The Powermatic 68 is a scary powerful 5 Hp saw, much more than a home shop requires. That much power is for production ripping of 3" or thicker material all day long. A kickback from this saw would require a visit to the ER for certain. I'm not interested, thank you.
As far as that fence goes, it looks like a "T" square locking type to me. What I don't understand are the two small red knobs on either side of the locking handle. Why would you need fence alignment knobs immediately available when that process is a "set it and forget it" operation, performed rarely. If those knobs do not align the fence, what do they do? Why is the term "micro adjustment" used on the cover of the instruction manual? How does that work? Craftsman used to have an aluminum front rail with a rack and pinion drive in the fence head which you could "micro adjust" for ripping different widths. I had one and liked it ... 1960's vintage.
I don't know why they made two versions of the same saw, one with an open stand, 22114, and my saw with a full cabinet stand 22124? Unless the open stand version was more stable because of the splayed out legs..... I donno? As far as I recall, Steel City had similar saws back when, but they were both made in the same factory by a third party manufacturer and branded for Sears or Steel City.
Ripping on the table saw VS the band saw. There are safety issues when ripping on the table saw that I have come to dislike. This has to do with kickback in 2 variations. In some "reactive" woods the kerf made by the blade, will close at the rear, grab the blade and spin over the top, kicking it back towards the operator. The use of a riving knife or splitter will all but prevent this hazard in addition to the second type of kickback, which is the moving off the fence at the rear of the workpiece. The splitter retains the registration against the fence so it will not rotate away and spin up and over, kicking back at the operator.
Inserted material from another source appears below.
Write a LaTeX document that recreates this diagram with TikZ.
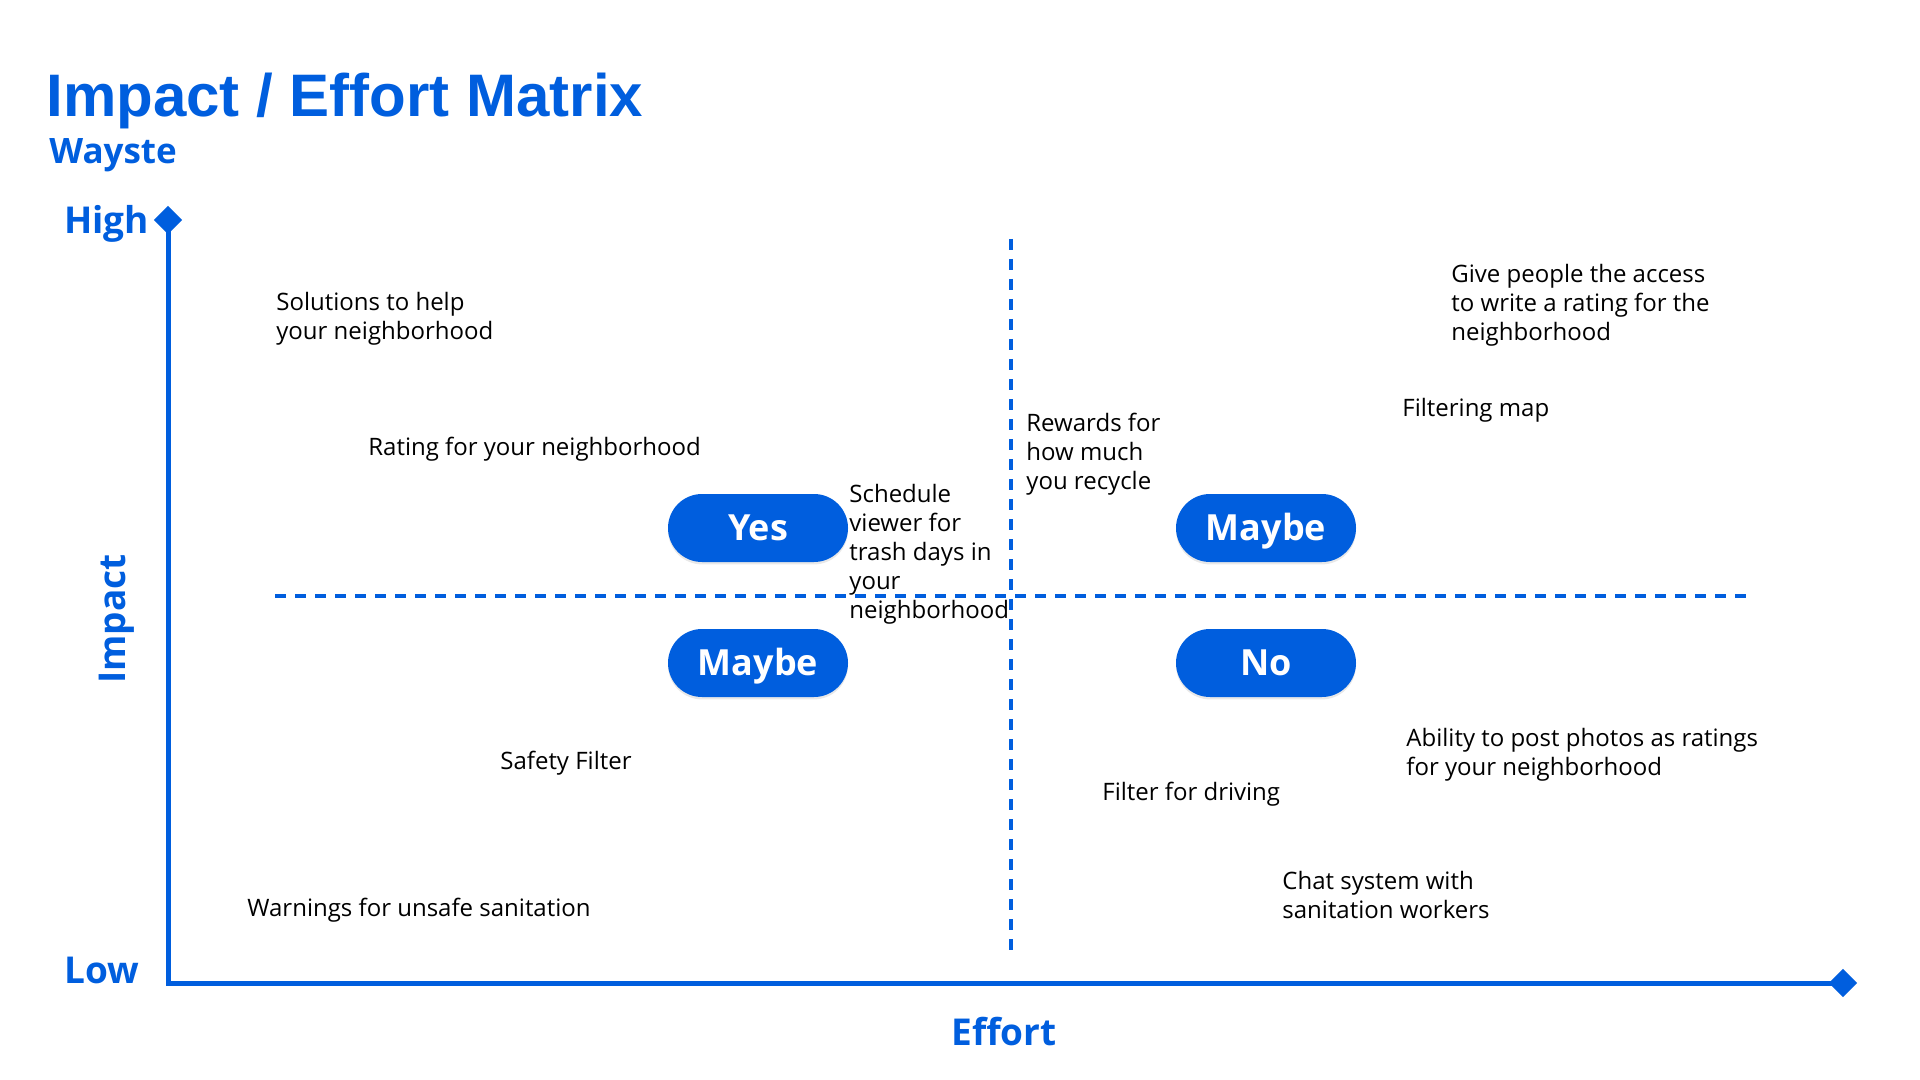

The bandsaw, because the blade is only a narrow plane, unlike the wide plane of the table saw blade, has none of these issues, as a rule. Is is safer for ripping in my opinion AND will cut to greater depths or thicknesses more easily. Yes, you will need to face to surface on a jointer to get it smooth, but no big deal. A sharp blade and a proper set up will insure a smooth and a straight cut. A full depth rip on a 12" 5 HP table saw leaves a whole lot of spinning blade in the work, a potential for kickback. Not so, on the bandsaw.
Several of my kickback incidents have been with plywood. These occurred before I reinstalled the splitters, and none have occurred since. So, you don't need a lot of blade exposure to have a kickback, even with a 3 HP or less motor, which is the rating on my direct drive 12" Craftsman saws, running on 220 Volts only. I don't know why Sears stopped making those great saws since they were perfect for the home shop, with no belt and motor hanging off the back and allowing all the dust to escape the cabinet. They went to the "contractor" style with the belt drives and if you used them outside on the site, the dust issue didn't matter, but that wasn't the case. Finally, manufacturers started making blade shrouds with shop vac dust ports on the newer table saws. My Bosch 4000-09 job site saw even has one.
Dust is now a more widely known health hazard than 30 years ago, so consumers are more aware and manufactures must respond accordingly. Home shops in basements and garages are confined spaces, so dust collection is a must, and is probably one of the largest and most frequented forum topics we have here. Almost all of my experimentation in the woodshop has been with various methods of containing the dust from the table saws. Over the blade covers are very effective in this regard. The home shop dust collector does not move enough air volume at a high enough speed to evacuate even a contractor saw cabinet in my experience. Gravity causes the dust to settle out on all the corners until enough builds up and smooths out from the air flow. I'm still working on solutions for capturing the dust...
I got off on a bit of a tangent here, but it's all related to being safe in the shop.